No crazy story. I was young, I traded in another electric guitar (honestly don’t even remember what it was) and bought this one. At Guitar Center. Yup, it’s that embarrassing. But it really was meant to be. I’m not a gear freak, but I do love the two guitars I’ve had for so long – my hollow body Gretsch being one of those.
How about songwriting? I love learning about other people’s creative processes because they’re always so different. How is the process for you? Do you have a set way of doing it or does it alternate?
It alternates. It really just comes down to feeling. Whether I’m writing alone or with someone else, I have to feel it. If I feel it, care about it and I’m not bored by it then it stays! What I care most about are lyrics, melody, story, and vocals.

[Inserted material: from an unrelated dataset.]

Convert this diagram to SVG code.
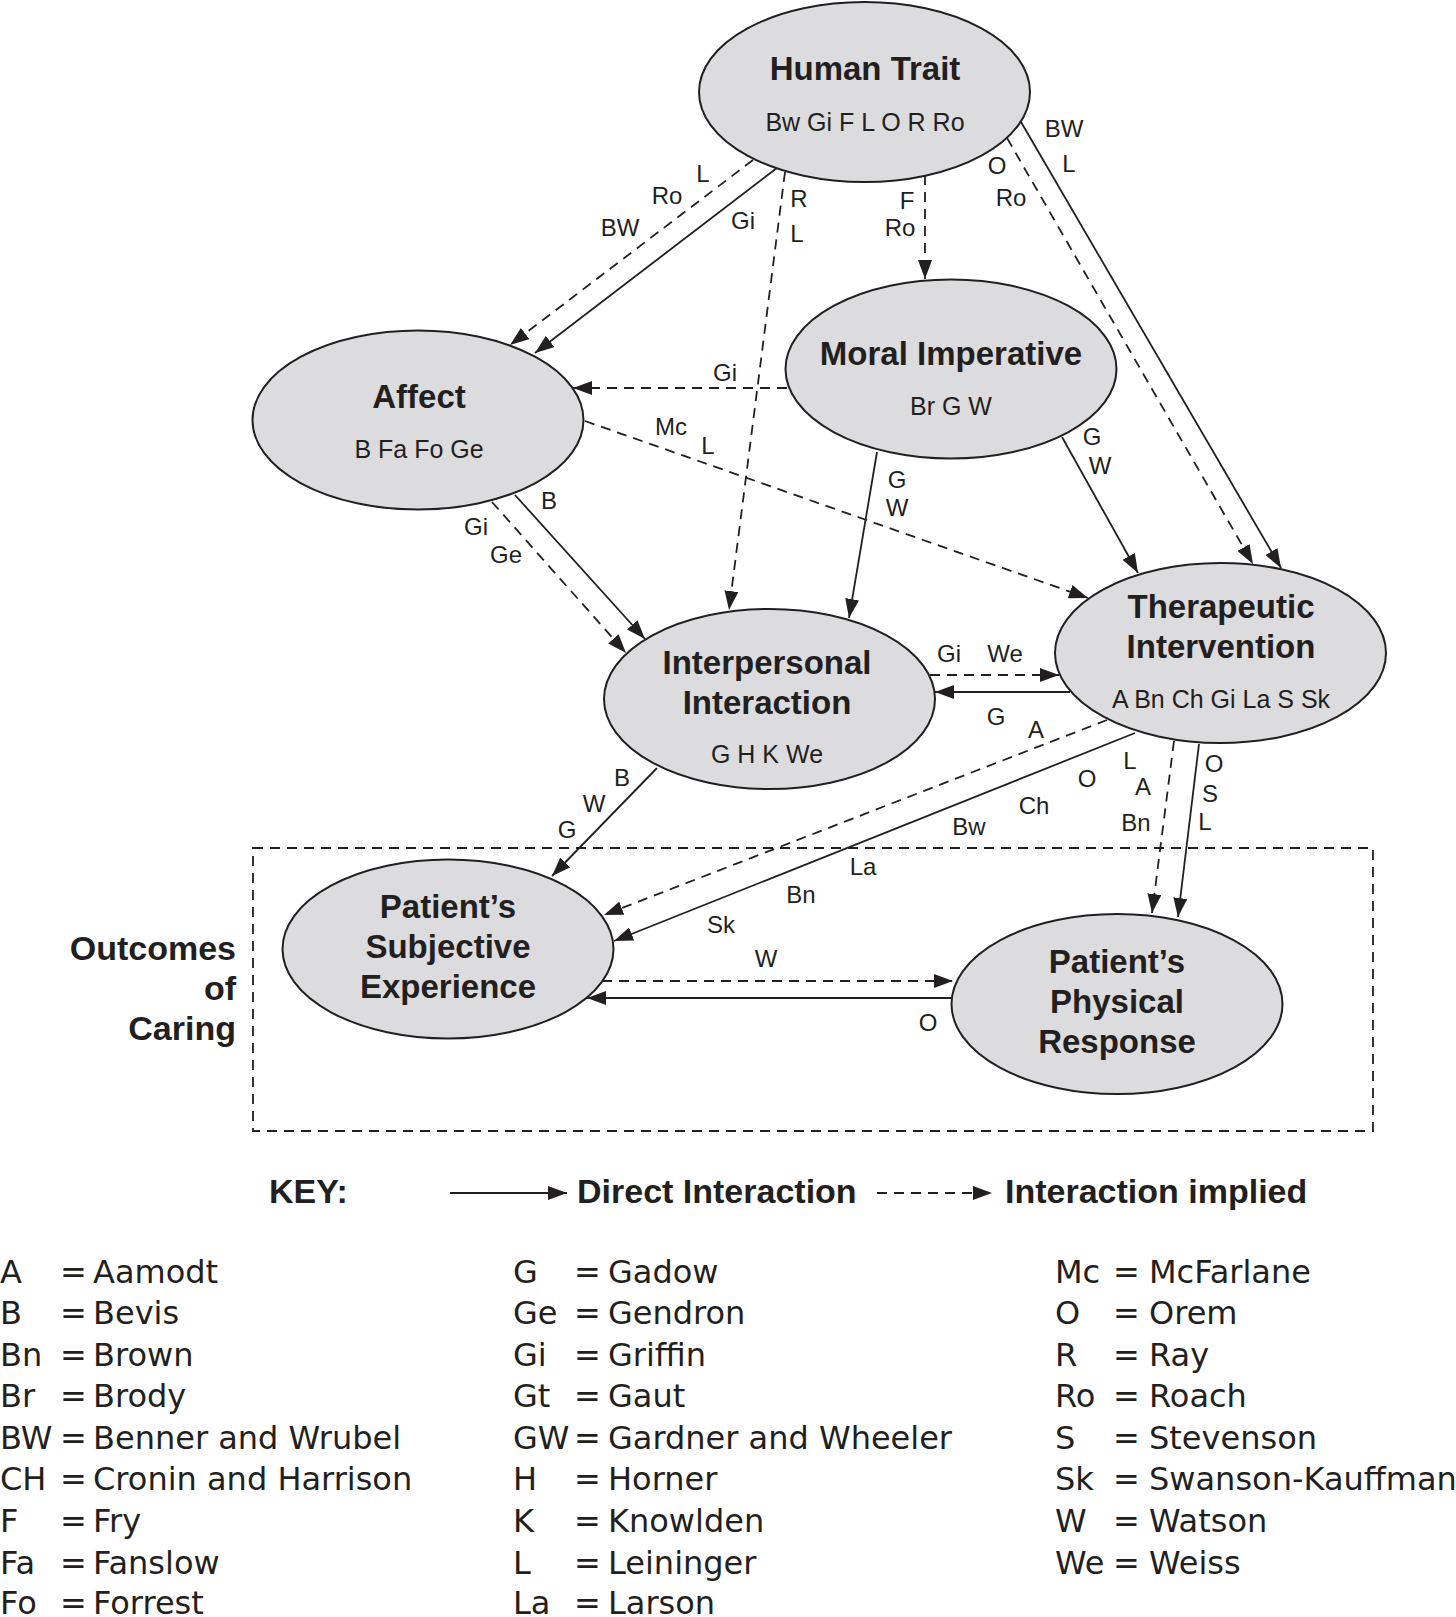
<svg xmlns="http://www.w3.org/2000/svg" width="1456" height="1617" viewBox="0 0 1456 1617">
<style>
.node ellipse{fill:#dcdcde;stroke:#231f20;stroke-width:2}
.title{font-family:"Liberation Sans",Arial,sans-serif;font-weight:bold;font-size:33px;fill:#231f20;text-anchor:middle}
.sub{font-family:"Liberation Sans",Arial,sans-serif;font-size:25px;fill:#231f20;text-anchor:middle}
.lab{font-family:"Liberation Sans",Arial,sans-serif;font-size:24px;fill:#231f20;text-anchor:middle}
.c{fill:none;stroke:#231f20;stroke-width:1.8}
.solid{marker-end:url(#ah)}
.dash{stroke-dasharray:10 7;marker-end:url(#ah)}
.key{font-family:"Liberation Sans",Arial,sans-serif;font-weight:bold;font-size:34px;fill:#231f20}
.leg{font-family:"DejaVu Sans",sans-serif;font-size:32px;fill:#231f20}
.box{fill:none;stroke:#231f20;stroke-width:1.8;stroke-dasharray:10 7}
</style>
<defs>
<marker id="ah" viewBox="0 0 19 14" refX="19" refY="7" markerWidth="19" markerHeight="14" markerUnits="userSpaceOnUse" orient="auto">
<path d="M0,0 L19,7 L0,14 z" fill="#231f20"/>
</marker>
</defs>
<rect width="1456" height="1617" fill="#ffffff"/>

<g id="outcomes">
<rect class="box" x="253" y="848" width="1120" height="283"/>
<text class="key" text-anchor="end" x="236" y="960">Outcomes</text>
<text class="key" text-anchor="end" x="236" y="1000">of</text>
<text class="key" text-anchor="end" x="236" y="1040">Caring</text>
</g>

<g id="human-trait" class="node">
<ellipse cx="864.5" cy="92" rx="165.5" ry="90"/>
<text class="title" x="865" y="80">Human Trait</text>
<text class="sub" x="865" y="131">Bw Gi F L O R Ro</text>
</g>
<g id="moral-imperative" class="node">
<ellipse cx="951" cy="369" rx="165.5" ry="89.5"/>
<text class="title" x="951" y="365">Moral Imperative</text>
<text class="sub" x="951" y="415">Br G W</text>
</g>
<g id="affect" class="node">
<ellipse cx="418" cy="420" rx="165.5" ry="89.5"/>
<text class="title" x="419" y="408">Affect</text>
<text class="sub" x="419" y="458">B Fa Fo Ge</text>
</g>
<g id="interpersonal-interaction" class="node">
<ellipse cx="769.5" cy="699" rx="165.5" ry="90"/>
<text class="title" x="767" y="674">Interpersonal</text>
<text class="title" x="767" y="714">Interaction</text>
<text class="sub" x="767" y="763">G H K We</text>
</g>
<g id="therapeutic-intervention" class="node">
<ellipse cx="1220.5" cy="653" rx="165.5" ry="90"/>
<text class="title" x="1221" y="618">Therapeutic</text>
<text class="title" x="1221" y="658">Intervention</text>
<text class="sub" x="1221" y="708">A Bn Ch Gi La S Sk</text>
</g>
<g id="patients-subjective-experience" class="node">
<ellipse cx="448" cy="949" rx="165.5" ry="89.5"/>
<text class="title" x="448" y="918">Patient’s</text>
<text class="title" x="448" y="958">Subjective</text>
<text class="title" x="448" y="998">Experience</text>
</g>
<g id="patients-physical-response" class="node">
<ellipse cx="1117" cy="1004" rx="165.5" ry="90"/>
<text class="title" x="1117" y="973">Patient’s</text>
<text class="title" x="1117" y="1013">Physical</text>
<text class="title" x="1117" y="1053">Response</text>
</g>

<g id="connectors">
<line class="c dash" x1="753" y1="160" x2="510" y2="345"/>
<line class="c solid" x1="777" y1="168" x2="535" y2="353"/>
<line class="c dash" x1="785" y1="172" x2="729" y2="610"/>
<line class="c dash" x1="925" y1="175" x2="925" y2="279"/>
<line class="c dash" x1="1007" y1="138" x2="1253" y2="564"/>
<line class="c solid" x1="1021" y1="122" x2="1281" y2="568"/>
<line class="c dash" x1="787" y1="388" x2="573" y2="388"/>
<line class="c dash" x1="585" y1="421" x2="1088" y2="598"/>
<line class="c solid" x1="877" y1="452" x2="849" y2="618"/>
<line class="c solid" x1="1062" y1="437" x2="1138" y2="573"/>
<line class="c solid" x1="515" y1="495" x2="645" y2="639"/>
<line class="c dash" x1="492" y1="502" x2="626" y2="653"/>
<line class="c dash" x1="930" y1="675" x2="1059" y2="675"/>
<line class="c solid" x1="1070" y1="692" x2="935" y2="692"/>
<line class="c solid" x1="657" y1="768" x2="552" y2="876"/>
<line class="c dash" x1="1107" y1="720" x2="604" y2="915"/>
<line class="c solid" x1="1135" y1="733" x2="614" y2="941"/>
<line class="c dash" x1="1174" y1="741" x2="1152" y2="913"/>
<line class="c solid" x1="1199" y1="744" x2="1178" y2="917"/>
<line class="c dash" x1="602" y1="981" x2="953" y2="981"/>
<line class="c solid" x1="951" y1="998" x2="587" y2="998"/>

<g id="connector-labels">
<text class="lab" x="703" y="182">L</text>
<text class="lab" x="667" y="204">Ro</text>
<text class="lab" x="620" y="236">BW</text>
<text class="lab" x="743" y="229">Gi</text>
<text class="lab" x="799" y="207">R</text>
<text class="lab" x="797" y="242">L</text>
<text class="lab" x="907" y="209">F</text>
<text class="lab" x="900" y="236">Ro</text>
<text class="lab" x="997" y="174">O</text>
<text class="lab" x="1011" y="206">Ro</text>
<text class="lab" x="1064" y="137">BW</text>
<text class="lab" x="1069" y="172">L</text>
<text class="lab" x="725" y="381">Gi</text>
<text class="lab" x="671" y="435">Mc</text>
<text class="lab" x="708" y="454">L</text>
<text class="lab" x="897" y="488">G</text>
<text class="lab" x="897" y="516">W</text>
<text class="lab" x="1092" y="445">G</text>
<text class="lab" x="1100" y="474">W</text>
<text class="lab" x="549" y="509">B</text>
<text class="lab" x="476" y="535">Gi</text>
<text class="lab" x="506" y="563">Ge</text>
<text class="lab" x="949" y="662">Gi</text>
<text class="lab" x="1005" y="662">We</text>
<text class="lab" x="996" y="725">G</text>
<text class="lab" x="622" y="786">B</text>
<text class="lab" x="594" y="812">W</text>
<text class="lab" x="567" y="838">G</text>
<text class="lab" x="1036" y="738">A</text>
<text class="lab" x="1087" y="787">O</text>
<text class="lab" x="1034" y="814">Ch</text>
<text class="lab" x="969" y="835">Bw</text>
<text class="lab" x="863" y="875">La</text>
<text class="lab" x="801" y="903">Bn</text>
<text class="lab" x="721" y="933">Sk</text>
<text class="lab" x="1130" y="769">L</text>
<text class="lab" x="1143" y="795">A</text>
<text class="lab" x="1136" y="831">Bn</text>
<text class="lab" x="1214" y="772">O</text>
<text class="lab" x="1210" y="802">S</text>
<text class="lab" x="1205" y="830">L</text>
<text class="lab" x="766" y="967">W</text>
<text class="lab" x="928" y="1031">O</text>
</g>
</g>

<g id="key">
<text class="key" font-size="32" x="269" y="1203">KEY:</text>
<line class="c solid" stroke-width="2.4" x1="450" y1="1193" x2="567" y2="1193"/>
<text class="key" x="577" y="1203">Direct Interaction</text>
<line class="c dash" stroke-width="2" x1="877" y1="1193" x2="992" y2="1193"/>
<text class="key" x="1005" y="1203">Interaction implied</text>
</g>

<g id="legend" class="leg">
<text x="0" y="1283">A</text><text x="60" y="1283">=</text><text x="93" y="1283">Aamodt</text>
<text x="0" y="1324">B</text><text x="60" y="1324">=</text><text x="93" y="1324">Bevis</text>
<text x="0" y="1366">Bn</text><text x="60" y="1366">=</text><text x="93" y="1366">Brown</text>
<text x="0" y="1407">Br</text><text x="60" y="1407">=</text><text x="93" y="1407">Brody</text>
<text x="0" y="1449">BW</text><text x="60" y="1449">=</text><text x="93" y="1449">Benner and Wrubel</text>
<text x="0" y="1490">CH</text><text x="60" y="1490">=</text><text x="93" y="1490">Cronin and Harrison</text>
<text x="0" y="1532">F</text><text x="60" y="1532">=</text><text x="93" y="1532">Fry</text>
<text x="0" y="1574">Fa</text><text x="60" y="1574">=</text><text x="93" y="1574">Fanslow</text>
<text x="0" y="1614">Fo</text><text x="60" y="1614">=</text><text x="93" y="1614">Forrest</text>

<text x="513" y="1283">G</text><text x="574" y="1283">=</text><text x="608" y="1283">Gadow</text>
<text x="513" y="1324">Ge</text><text x="574" y="1324">=</text><text x="608" y="1324">Gendron</text>
<text x="513" y="1366">Gi</text><text x="574" y="1366">=</text><text x="608" y="1366">Griffin</text>
<text x="513" y="1407">Gt</text><text x="574" y="1407">=</text><text x="608" y="1407">Gaut</text>
<text x="513" y="1449">GW</text><text x="574" y="1449">=</text><text x="608" y="1449">Gardner and Wheeler</text>
<text x="513" y="1490">H</text><text x="574" y="1490">=</text><text x="608" y="1490">Horner</text>
<text x="513" y="1532">K</text><text x="574" y="1532">=</text><text x="608" y="1532">Knowlden</text>
<text x="513" y="1574">L</text><text x="574" y="1574">=</text><text x="608" y="1574">Leininger</text>
<text x="513" y="1614">La</text><text x="574" y="1614">=</text><text x="608" y="1614">Larson</text>

<text x="1055" y="1283">Mc</text><text x="1113" y="1283">=</text><text x="1149" y="1283">McFarlane</text>
<text x="1055" y="1324">O</text><text x="1113" y="1324">=</text><text x="1149" y="1324">Orem</text>
<text x="1055" y="1366">R</text><text x="1113" y="1366">=</text><text x="1149" y="1366">Ray</text>
<text x="1055" y="1407">Ro</text><text x="1113" y="1407">=</text><text x="1149" y="1407">Roach</text>
<text x="1055" y="1449">S</text><text x="1113" y="1449">=</text><text x="1149" y="1449">Stevenson</text>
<text x="1055" y="1490">Sk</text><text x="1113" y="1490">=</text><text x="1149" y="1490">Swanson-Kauffman</text>
<text x="1055" y="1532">W</text><text x="1113" y="1532">=</text><text x="1149" y="1532">Watson</text>
<text x="1055" y="1574">We</text><text x="1113" y="1574">=</text><text x="1149" y="1574">Weiss</text>
</g>
</svg>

Are there any hobbies or things you do on the side to help you if you get stuck or have writer’s block?
What other non-music-things do you enjoy the most?
Museums, staring at bodies of water.
Does it feel good to sing or play? Then do it!
I talked to Mally Harpaz about composing, songwriting, and recording and she gave some great advice about trusting what feels right to you; not second guessing it or yourself. What advice do you have for girls who maybe want to get started writing their own music?
Does it feel good to sing or play? Then do it!
On your Instagram, you posted a story recently, as well as a few studio shots, that you’re cooking up a new Rachael Cantu EP for us. How’s that going? Will we get a sneak peek soon?
Yup! I’m working on releasing new music very soon. These songs came from top line songwriting sessions (writing with producers, other artists – writing the lyrics, melody, recording the vocal on the track) that I wrote to pitch to other artists or tv/film. Every once in awhile I’ll write a song that I just can’t let go of and that’s where these songs came from.
What plans do you have for the future? Will we be hearing new Little Brutes anytime soon? A collab with Vivek Shraya? Any gigs?
I’ll be putting out a new Rachael Cantu EP in the coming months, I did the score for and wrote an original song for a documentary called “Zero Weeks” that will be premiering at film festivals very soon, and I’ll post about any other stuff I’ve been working on as they come to light!
Lastly, what’s your mantra? What advice have you carried through your life that you can pass on?
“Peace and Positive” is my mantra. I say it over and over in my head to calm my mind – whether it’s in a trying situation or just to shut my brain down in order to fall asleep. Advice: Identify what you want. Ask for it. Work for it. Imagine yourself getting it. We are capable of so much.